Task goal:
Retype only what runs from the beginning of the data through the line with "const triggerLevelV = 1.64;"; please omit the pictures and keep every line exact.

Information shown:
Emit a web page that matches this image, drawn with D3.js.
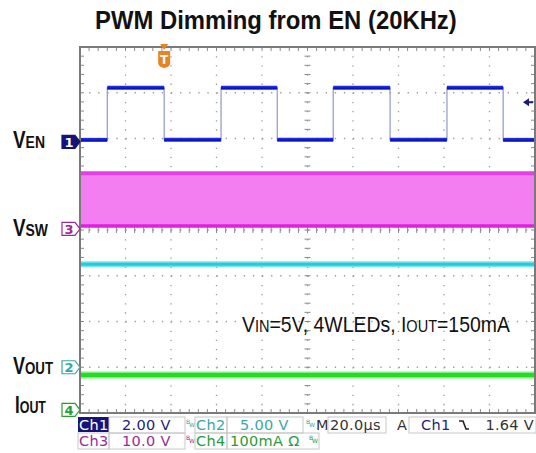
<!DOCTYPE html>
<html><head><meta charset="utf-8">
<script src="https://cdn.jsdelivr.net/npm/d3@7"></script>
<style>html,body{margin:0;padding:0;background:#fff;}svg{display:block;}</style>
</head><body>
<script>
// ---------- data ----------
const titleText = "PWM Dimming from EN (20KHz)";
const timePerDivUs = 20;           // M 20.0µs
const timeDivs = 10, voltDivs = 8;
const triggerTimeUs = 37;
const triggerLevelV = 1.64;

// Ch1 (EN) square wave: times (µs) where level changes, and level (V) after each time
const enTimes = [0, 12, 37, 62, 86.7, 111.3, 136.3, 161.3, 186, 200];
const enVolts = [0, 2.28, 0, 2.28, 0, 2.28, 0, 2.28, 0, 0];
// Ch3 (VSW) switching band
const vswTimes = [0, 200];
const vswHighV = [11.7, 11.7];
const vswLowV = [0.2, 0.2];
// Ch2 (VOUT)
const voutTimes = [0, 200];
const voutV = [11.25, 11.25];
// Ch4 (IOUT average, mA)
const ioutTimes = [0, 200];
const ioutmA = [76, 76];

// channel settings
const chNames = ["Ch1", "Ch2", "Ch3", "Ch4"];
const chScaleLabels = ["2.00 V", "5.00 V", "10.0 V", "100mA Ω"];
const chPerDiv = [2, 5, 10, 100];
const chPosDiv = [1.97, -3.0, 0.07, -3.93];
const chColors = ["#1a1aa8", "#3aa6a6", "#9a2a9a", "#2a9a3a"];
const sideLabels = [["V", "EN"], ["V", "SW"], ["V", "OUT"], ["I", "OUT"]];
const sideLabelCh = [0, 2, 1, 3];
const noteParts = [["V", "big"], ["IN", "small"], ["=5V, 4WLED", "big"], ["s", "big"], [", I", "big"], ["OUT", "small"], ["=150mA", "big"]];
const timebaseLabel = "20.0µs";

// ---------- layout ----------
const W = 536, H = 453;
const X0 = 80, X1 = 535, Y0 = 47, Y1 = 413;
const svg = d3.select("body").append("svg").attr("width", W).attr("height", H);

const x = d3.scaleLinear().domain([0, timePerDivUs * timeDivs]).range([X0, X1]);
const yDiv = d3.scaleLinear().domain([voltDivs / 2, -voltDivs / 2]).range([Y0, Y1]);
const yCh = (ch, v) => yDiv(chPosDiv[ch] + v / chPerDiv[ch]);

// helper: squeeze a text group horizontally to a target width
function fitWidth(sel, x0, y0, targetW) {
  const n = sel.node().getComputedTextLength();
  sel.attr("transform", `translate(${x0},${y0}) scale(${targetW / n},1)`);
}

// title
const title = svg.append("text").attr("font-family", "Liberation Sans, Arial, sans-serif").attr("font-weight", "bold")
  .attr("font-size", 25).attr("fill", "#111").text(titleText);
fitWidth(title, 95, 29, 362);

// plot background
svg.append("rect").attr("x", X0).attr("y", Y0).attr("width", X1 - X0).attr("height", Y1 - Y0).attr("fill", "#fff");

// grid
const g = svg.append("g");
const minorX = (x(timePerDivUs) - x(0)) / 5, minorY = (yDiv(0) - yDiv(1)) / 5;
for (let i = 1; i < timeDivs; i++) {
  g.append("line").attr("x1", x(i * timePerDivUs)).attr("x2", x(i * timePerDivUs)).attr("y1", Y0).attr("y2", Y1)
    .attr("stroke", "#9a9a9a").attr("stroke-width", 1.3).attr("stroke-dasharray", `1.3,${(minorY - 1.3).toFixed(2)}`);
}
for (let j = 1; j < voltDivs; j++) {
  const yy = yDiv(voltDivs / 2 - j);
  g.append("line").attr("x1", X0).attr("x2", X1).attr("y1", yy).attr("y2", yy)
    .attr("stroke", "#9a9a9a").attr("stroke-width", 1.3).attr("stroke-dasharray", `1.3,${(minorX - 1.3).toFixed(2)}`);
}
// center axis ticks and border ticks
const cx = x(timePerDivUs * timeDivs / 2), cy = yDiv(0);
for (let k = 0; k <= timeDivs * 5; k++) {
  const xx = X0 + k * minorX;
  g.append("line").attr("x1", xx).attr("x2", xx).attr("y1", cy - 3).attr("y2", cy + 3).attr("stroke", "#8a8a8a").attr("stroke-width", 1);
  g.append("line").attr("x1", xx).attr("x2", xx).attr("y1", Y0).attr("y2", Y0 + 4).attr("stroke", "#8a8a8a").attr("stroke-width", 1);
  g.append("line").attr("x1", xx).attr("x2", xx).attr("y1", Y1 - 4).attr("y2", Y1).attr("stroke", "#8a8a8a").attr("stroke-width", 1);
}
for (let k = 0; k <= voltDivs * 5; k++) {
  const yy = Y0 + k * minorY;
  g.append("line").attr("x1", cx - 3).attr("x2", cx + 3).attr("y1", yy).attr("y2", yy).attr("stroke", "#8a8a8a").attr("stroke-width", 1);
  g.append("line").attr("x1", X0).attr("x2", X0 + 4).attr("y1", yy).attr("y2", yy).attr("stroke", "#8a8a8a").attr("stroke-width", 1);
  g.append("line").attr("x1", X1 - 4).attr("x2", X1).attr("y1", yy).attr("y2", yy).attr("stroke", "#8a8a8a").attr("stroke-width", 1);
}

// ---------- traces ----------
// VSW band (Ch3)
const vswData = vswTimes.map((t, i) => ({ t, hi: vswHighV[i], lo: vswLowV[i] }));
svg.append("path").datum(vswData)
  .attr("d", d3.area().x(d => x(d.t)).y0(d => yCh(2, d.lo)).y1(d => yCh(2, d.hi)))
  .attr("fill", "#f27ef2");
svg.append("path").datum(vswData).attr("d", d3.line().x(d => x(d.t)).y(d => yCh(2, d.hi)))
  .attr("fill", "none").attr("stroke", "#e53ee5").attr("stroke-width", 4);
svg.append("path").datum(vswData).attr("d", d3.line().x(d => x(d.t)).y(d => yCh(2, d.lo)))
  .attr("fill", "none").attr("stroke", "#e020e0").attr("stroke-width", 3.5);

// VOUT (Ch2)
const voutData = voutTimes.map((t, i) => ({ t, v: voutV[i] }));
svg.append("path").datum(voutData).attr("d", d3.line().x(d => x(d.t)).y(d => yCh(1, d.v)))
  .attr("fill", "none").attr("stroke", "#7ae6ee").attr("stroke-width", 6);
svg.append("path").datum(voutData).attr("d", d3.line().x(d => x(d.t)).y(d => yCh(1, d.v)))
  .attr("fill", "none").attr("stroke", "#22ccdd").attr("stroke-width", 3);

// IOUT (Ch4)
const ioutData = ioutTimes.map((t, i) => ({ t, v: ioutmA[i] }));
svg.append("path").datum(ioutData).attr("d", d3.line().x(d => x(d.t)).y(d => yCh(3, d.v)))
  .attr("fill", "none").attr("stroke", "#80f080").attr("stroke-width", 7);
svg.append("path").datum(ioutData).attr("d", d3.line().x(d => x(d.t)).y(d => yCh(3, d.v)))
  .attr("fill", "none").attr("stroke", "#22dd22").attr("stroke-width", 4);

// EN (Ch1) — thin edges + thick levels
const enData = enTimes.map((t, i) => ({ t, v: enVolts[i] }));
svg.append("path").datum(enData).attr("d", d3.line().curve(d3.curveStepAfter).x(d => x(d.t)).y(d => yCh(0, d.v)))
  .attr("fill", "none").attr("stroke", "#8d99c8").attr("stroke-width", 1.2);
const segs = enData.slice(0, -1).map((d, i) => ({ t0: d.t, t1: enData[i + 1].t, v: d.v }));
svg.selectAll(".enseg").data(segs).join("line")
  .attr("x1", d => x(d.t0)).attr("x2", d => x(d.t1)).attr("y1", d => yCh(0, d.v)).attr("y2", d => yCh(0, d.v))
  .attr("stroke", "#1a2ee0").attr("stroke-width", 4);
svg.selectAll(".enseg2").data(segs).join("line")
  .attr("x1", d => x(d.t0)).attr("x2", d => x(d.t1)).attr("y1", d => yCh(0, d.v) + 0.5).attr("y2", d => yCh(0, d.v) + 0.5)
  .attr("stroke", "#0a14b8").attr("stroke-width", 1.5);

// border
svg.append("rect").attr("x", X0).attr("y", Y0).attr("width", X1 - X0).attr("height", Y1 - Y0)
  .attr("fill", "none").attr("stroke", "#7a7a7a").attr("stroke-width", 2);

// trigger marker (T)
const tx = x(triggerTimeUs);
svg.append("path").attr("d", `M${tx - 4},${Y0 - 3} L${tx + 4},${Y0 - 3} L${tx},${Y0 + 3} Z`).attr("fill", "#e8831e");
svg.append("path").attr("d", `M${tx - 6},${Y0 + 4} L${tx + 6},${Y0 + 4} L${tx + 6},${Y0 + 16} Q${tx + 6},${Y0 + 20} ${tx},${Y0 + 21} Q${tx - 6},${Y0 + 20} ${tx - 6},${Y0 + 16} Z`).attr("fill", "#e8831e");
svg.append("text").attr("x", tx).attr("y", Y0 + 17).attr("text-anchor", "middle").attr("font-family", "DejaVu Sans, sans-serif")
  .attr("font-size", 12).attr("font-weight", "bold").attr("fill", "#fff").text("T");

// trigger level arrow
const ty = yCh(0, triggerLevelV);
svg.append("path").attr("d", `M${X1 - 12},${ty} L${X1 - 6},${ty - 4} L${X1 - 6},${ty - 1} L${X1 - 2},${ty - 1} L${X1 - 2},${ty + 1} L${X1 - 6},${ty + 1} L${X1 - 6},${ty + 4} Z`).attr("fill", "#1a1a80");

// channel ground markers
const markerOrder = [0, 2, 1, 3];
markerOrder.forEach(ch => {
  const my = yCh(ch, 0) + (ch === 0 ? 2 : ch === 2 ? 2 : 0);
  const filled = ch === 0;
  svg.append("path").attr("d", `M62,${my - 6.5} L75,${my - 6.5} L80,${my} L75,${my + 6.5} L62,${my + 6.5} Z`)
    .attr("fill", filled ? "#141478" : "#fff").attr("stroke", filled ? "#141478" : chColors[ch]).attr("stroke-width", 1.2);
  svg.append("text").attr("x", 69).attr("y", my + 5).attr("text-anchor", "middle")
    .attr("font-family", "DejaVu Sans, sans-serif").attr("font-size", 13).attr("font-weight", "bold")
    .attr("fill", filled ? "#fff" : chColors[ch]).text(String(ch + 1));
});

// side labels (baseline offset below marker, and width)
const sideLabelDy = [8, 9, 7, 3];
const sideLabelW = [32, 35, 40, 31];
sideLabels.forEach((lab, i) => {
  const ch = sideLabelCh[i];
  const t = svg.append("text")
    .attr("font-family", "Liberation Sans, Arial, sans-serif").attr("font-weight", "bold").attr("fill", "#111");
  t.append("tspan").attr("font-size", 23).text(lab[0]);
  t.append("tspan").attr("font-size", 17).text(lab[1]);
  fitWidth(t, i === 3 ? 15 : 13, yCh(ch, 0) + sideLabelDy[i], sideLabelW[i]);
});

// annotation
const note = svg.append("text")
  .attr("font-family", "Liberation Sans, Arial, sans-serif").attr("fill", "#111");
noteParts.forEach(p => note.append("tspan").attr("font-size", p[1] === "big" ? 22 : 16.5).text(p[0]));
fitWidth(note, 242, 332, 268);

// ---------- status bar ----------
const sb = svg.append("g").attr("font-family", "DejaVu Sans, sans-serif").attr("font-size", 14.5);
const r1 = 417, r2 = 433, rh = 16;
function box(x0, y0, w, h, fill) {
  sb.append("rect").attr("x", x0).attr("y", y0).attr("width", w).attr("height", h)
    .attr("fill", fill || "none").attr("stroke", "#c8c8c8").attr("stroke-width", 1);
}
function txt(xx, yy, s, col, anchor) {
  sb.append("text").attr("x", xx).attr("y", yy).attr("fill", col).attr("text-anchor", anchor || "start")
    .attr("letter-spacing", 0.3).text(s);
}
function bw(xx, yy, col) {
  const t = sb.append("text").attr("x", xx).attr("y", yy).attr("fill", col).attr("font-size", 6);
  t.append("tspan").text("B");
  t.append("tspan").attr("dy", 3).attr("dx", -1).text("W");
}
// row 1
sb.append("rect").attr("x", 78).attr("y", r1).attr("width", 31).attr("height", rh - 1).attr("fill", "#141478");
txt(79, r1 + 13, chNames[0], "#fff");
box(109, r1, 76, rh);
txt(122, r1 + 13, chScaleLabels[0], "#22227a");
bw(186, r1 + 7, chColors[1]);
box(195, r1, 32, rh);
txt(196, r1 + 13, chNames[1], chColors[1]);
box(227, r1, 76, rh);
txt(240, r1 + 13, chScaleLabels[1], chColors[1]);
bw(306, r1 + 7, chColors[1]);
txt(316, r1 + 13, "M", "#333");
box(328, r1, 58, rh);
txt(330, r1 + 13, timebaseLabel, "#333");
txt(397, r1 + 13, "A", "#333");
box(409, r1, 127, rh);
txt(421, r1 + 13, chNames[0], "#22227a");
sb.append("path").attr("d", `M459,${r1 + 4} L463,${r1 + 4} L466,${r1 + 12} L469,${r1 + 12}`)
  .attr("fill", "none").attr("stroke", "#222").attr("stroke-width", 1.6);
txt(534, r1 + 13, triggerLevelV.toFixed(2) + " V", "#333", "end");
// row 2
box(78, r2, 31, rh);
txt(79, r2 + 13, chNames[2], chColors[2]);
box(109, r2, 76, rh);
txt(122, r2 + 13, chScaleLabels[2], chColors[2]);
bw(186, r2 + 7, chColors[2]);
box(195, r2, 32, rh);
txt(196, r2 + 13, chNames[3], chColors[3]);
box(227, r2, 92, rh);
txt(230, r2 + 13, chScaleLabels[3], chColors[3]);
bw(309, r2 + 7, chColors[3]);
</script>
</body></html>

Written solution:
Emit a web page that matches this image, drawn with D3.js.
<!DOCTYPE html>
<html><head><meta charset="utf-8">
<script src="https://cdn.jsdelivr.net/npm/d3@7"></script>
<style>html,body{margin:0;padding:0;background:#fff;}svg{display:block;}</style>
</head><body>
<script>
// ---------- data ----------
const titleText = "PWM Dimming from EN (20KHz)";
const timePerDivUs = 20;           // M 20.0µs
const timeDivs = 10, voltDivs = 8;
const triggerTimeUs = 37;
const triggerLevelV = 1.64;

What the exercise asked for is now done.